Parole de l’évêque : Souviens-toi et sois dans la gratitude

Dimanche 26 janvier, j’étais à la synagogue de Rennes, avec deux prêtres et d’autres catholiques du diocèse pour la commémoration de la Shoah.

Paru dans Église en Ille-et-Vilaine n°316 – Février 2020

M. Philippe Strol, Président de la Communauté juive, nous a accueillis. Il nous a rappelé le mot hébreu Zhakor : Souviens-toi. Il s’agit de se souvenir de l’Alliance que l’Éternel a conclue avec son peuple, Israël. Mais, nous a dit M. Strol, ce mot est entré dans l’histoire afin que celle-ci garde son sens. Se souvenir de la Shoah, mal et non-sens absolus, c’est faire mémoire des fils d’Israël qui, pour l’unique raison qu’ils étaient juifs, ont été mis à mort. Se souvenir d’eux, c’est considérer qu’ils demeurent des enfants de lumière. Aussi, Philippe Strol a-t-il conclu son propos – que nous devons tous lire – par ce verset d’Isaïe : « Le peuple qui marchait dans les ténèbres a vu se lever une grande lumière ; et sur les habitants du pays de l’ombre de la mort, une lumière a resplendi. » (9,1) Se souvenir, dans l’estime de nos frères et sœurs juifs, c’est contribuer à faire briller la lumière, à vaincre les ténèbres.

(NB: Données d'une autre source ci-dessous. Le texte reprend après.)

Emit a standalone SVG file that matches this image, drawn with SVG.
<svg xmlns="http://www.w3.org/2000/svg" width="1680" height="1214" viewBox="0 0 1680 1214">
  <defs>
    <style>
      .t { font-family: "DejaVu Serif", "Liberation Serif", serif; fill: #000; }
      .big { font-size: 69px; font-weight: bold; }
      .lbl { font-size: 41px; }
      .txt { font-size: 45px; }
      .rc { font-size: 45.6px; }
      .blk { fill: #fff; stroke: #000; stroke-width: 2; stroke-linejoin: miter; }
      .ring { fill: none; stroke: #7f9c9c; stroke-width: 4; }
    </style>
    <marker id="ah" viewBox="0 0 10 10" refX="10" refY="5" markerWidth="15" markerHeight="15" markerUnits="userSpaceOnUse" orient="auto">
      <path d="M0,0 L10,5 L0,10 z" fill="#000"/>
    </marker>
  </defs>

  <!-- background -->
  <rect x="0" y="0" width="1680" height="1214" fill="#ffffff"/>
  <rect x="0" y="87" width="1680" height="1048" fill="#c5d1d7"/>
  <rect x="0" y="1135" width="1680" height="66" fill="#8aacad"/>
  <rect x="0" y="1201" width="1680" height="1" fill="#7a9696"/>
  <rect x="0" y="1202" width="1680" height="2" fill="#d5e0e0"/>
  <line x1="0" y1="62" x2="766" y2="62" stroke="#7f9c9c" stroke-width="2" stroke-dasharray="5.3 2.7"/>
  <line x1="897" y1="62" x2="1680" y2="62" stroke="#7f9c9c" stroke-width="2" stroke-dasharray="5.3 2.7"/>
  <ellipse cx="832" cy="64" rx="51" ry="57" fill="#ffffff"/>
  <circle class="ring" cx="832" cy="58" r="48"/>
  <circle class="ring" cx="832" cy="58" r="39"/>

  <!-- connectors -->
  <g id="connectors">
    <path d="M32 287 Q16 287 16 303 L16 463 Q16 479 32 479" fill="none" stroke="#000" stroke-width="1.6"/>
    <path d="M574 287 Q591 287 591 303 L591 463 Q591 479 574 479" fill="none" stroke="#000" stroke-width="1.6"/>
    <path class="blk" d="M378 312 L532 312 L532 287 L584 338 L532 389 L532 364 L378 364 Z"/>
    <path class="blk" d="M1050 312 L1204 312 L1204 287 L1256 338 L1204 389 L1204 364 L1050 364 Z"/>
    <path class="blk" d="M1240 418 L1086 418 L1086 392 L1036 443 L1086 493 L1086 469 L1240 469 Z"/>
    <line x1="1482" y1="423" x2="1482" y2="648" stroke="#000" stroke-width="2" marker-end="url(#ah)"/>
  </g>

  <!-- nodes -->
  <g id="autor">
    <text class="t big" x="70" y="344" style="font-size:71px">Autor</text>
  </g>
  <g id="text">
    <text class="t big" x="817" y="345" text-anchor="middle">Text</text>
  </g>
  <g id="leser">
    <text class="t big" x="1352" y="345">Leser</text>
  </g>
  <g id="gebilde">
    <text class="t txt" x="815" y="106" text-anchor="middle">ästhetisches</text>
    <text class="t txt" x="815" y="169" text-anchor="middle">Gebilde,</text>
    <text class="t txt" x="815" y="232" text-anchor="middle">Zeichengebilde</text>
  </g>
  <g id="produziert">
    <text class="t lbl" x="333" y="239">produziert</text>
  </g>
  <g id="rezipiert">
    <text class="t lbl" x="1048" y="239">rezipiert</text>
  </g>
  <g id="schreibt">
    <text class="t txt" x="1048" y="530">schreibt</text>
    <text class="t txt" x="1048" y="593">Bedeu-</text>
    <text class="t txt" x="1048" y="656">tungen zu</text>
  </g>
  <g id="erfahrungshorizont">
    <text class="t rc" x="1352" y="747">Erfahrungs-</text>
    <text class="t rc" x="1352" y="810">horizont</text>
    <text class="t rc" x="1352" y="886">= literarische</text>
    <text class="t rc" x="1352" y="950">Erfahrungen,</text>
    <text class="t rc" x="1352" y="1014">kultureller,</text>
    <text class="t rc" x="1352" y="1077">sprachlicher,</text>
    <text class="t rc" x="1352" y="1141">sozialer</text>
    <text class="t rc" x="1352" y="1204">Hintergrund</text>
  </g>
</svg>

Ce lundi 27 janvier, nous nous sommes souvenus de l’ouverture du camp d’Auschwitz-Birkenau, il y a 75 ans. Le nazisme est l’idéologie monstrueuse qui a engendré la folie meurtrière et unique : la Shoah, dont ce camp est le symbole. C’est-à-dire la volonté d’exterminer le Peuple juif, le porteur de la Parole divine, afin d’en substituer un autre, le peuple de la race aryenne, idolâtre de lui-même.  Rejeter absolument cette idéologie perverse ne suffit pas. Plus que s’opposer au mal, il faut adhérer au bien librement choisi ; telle est la vocation de notre liberté ! C’est pourquoi, lutter contre le nazisme, c’est adhérer délibérément au vrai bien que la folie nazie a voulu annihiler. Ainsi nous lutterons efficacement contre l’antisémitisme. En effet, le nazisme a voulu anéantir le bien immense apporté par les Hébreux dans l’histoire des hommes.

Nous, chrétiens, devons être dans la gratitude amicale : ce peuple hébreu a introduit dans le monde et dans l’histoire le monothéisme qui demeure vivant chez le Peuple juif aujourd’hui. Portée par Israël, la foi au Dieu unique et vrai est venue jusqu’à nous. Nous avons accueilli la « sainte » loi que les fils d’Israël ont reçue par Moïse et transmise à leurs enfants et aux enfants de leurs enfants  jusqu’à aujourd’hui. Nous avons recueilli toutes les Écritures d’Israël, divinement inspirées, que le Peuple juif médite aujourd’hui.

Nous, chrétiens, avons avec le Peuple juif un « riche patrimoine spirituel » (cf. Nostra Aetate n. 4), ce qu’a rappelé le pape François ce 20 janvier en précisant : « Nous devons le mettre au service de tous. »

Le Pape s’est alors interrogé : « Je sens que, aujourd’hui en particulier, nous sommes appelés, nous en premier, à ce service : non à susciter de la distance et à exclure, mais à se faire proche et à inclure ; non à promouvoir les solutions de la force, mais à avoir de l’attention pour la proximité. Si nous ne le faisons pas, nous qui croyons en Celui qui, de la hauteur des Cieux, s’est souvenu de nous et a pris à cœur notre faiblesse, qui le fera ? Je pense à cette parole de l’Exode : « Dieu se souvint de son alliance avec Abraham, Isaac et Jacob. Dieu regarda les fils d’Israël, et Dieu les reconnut. » (2,24-25) Nous souvenant de ce passage, nous prendrons à cœur ceux qui souffrent. De cette manière, nous cultiverons le terrain de la fraternité. »

En méditant la Parole de Dieu, les séminaristes et les prêtres, appelés à devenir de bons bergers, apprennent qu’ils ont à conduire les brebis sur les bons pâturages de cette gratitude amicale envers le Peuple juif, afin de cultiver la fraternité entre tous les hommes.